Sometimes reading throws up odd sychronicities – and my experience of reading Michael Chabon’s The Yiddish Policemen’s Union (a ‘mainstream’ writer’s take on both sf (alt-history) and the crime thriller in one book) came shortly after I’d finished reading Cormac McCarthy’s The Road and No Country for Old Men (a ‘mainstream’ writer’s take on both sf (post-apocalyptic trek) and the crime thriller in two books).
Chabon’s journey through the genres was, by some distance, the more enjoyable experience.

Unlike McCarthy, Chabon has no embarrassment about the tropes of the genre he has taken on. In No Country for Old Men, McCarthy’s detective wanders through a world that has decayed and descended into meaningless violence but the narrative splutters to a halt, McCarthy finding himself unable to bring himself to do anything as passé as provide a satisfying denouement. In The Road, McCarthy’s characters wander through the world that has decayed and descended into meaningless violence… can you see the pattern?… but the narrative splutters to a halt, McCarthy finding himself unable to bring himself to do anything as passé as provide a satisfying denouement.

Chabon is having none of that. The Yiddish Policemen’s Union has at its heart a big galumphing narrative. Chabon’s cop (the lippy, hard-bitten, damaged but loveable Meyer Landsman) starts off investigating the apparently common place murder of a junkie in his hotel room and ends up uncovering a conspiracy to put Chinatown or The Big Sleep to shame. There are gangsters, government agents, secret societies, mysterious tunnels, chess, millennial Christians, messianic Jews and more.

Chabon’s has got serious points to make, but above all else The Yiddish Policemen’s Union is fun. The story occasionally wanders towards the deranged (painted cows and four foot sheriffs, for example) but Chabon’s enthusiasm and his fantastic manipulation of language keeps things bouncing along too happily for any moments of over exuberance to become wearisome.

Much of the effort reviewers have put into The Yiddish Policemen’s Union seems to have focused on justifying the author’s decision to set the story in an alternate universe where the second world war played out very differently, Israel never came into being and much of the Jewish Diaspora finds itself huddled against the cold in an Alaskan ghetto that is about to revert back to American control. The Jews are to be scattered again.

Chabon’s basic plot could just as easily have been played out in modern Jerusalem or New York, so the author’s decision to place the story in an alternate world must have some significance. In terms of the mechanics of the story there are a number of good reasons for Chabon’s decision.

First, it allows his Jews to be “innocent”. Without wanting to get drawn into a lengthy debate about the conflict in the Middle East (from which precious few of any background emerge with credit), Chabon’s Jews don’t have to struggle with the moral complexity of being the powerful “occupiers” exercising control over another nation. By removing his Jewish nation from the context of the 21st Century, Chabon is able to simplify the moral landscape of his story, making it a far more comfortable fit with the (mostly) light tone of his story. If the character were a Jewish policeman in modern Tel Aviv, we might find him harder to love.

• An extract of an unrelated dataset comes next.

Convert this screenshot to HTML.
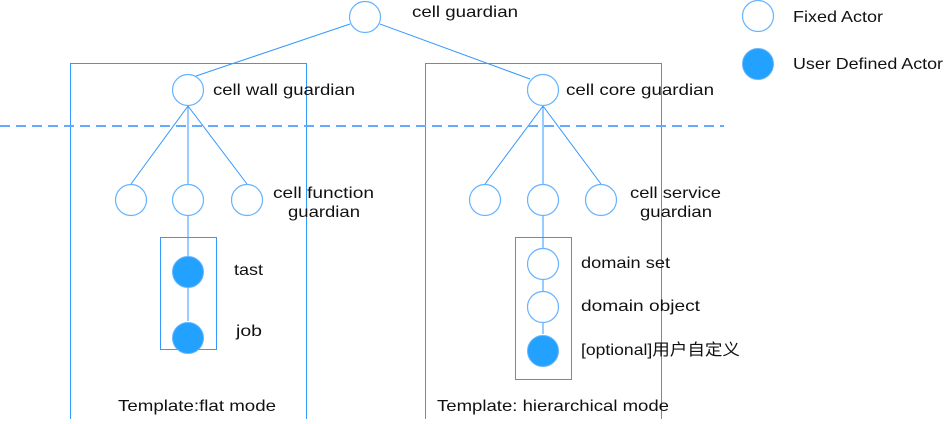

Second, by inventing this alternate reality, Chabon gets to play fantastic games with language. His characters have the deadpan delivery of hardest of the hardboiled in a Chandler or Hammett novel and the patter of the great black & white Warner Bros movies of the 1930s. But Chabon gets to lay over the top of that a rich extra layer of yiddishisms that makes his character’s words sparkle. Had he tried to do this in the “real” world, it might have sounded ridiculously anachronistic and simply shifting the whole story into the past would risk having the novel dismissed as pastiche.

Finally, the wonderful weirdness of the transportation of the Jewish nation to the icy wastes of Sitka, Alaska lets Chabon have a little fun with our preconceptions of what Jewish people are like. “The frozen chosen” as Chabon characterises his icebound nation eat kosher reindeer and swap the New York bookishness of Woody Allen (or Chabon’s own Kavalier and Clay) for hunting gear as they trek through frozen wastes in search of prey.

These are strange times to be a jew, everyone in the book keeps telling us. But, of course Chabon knows that it is almost always a strange time to be a jew and wherever history has driven his people’s many tribes, they adapt and survive.

The Yiddish Policeman’s Union is fantastically written and cleverly plotted novel, I enjoyed it from the opening paragraph to the final page. It made me laugh out loud on crowded trains and that, my friends, is a very good thing.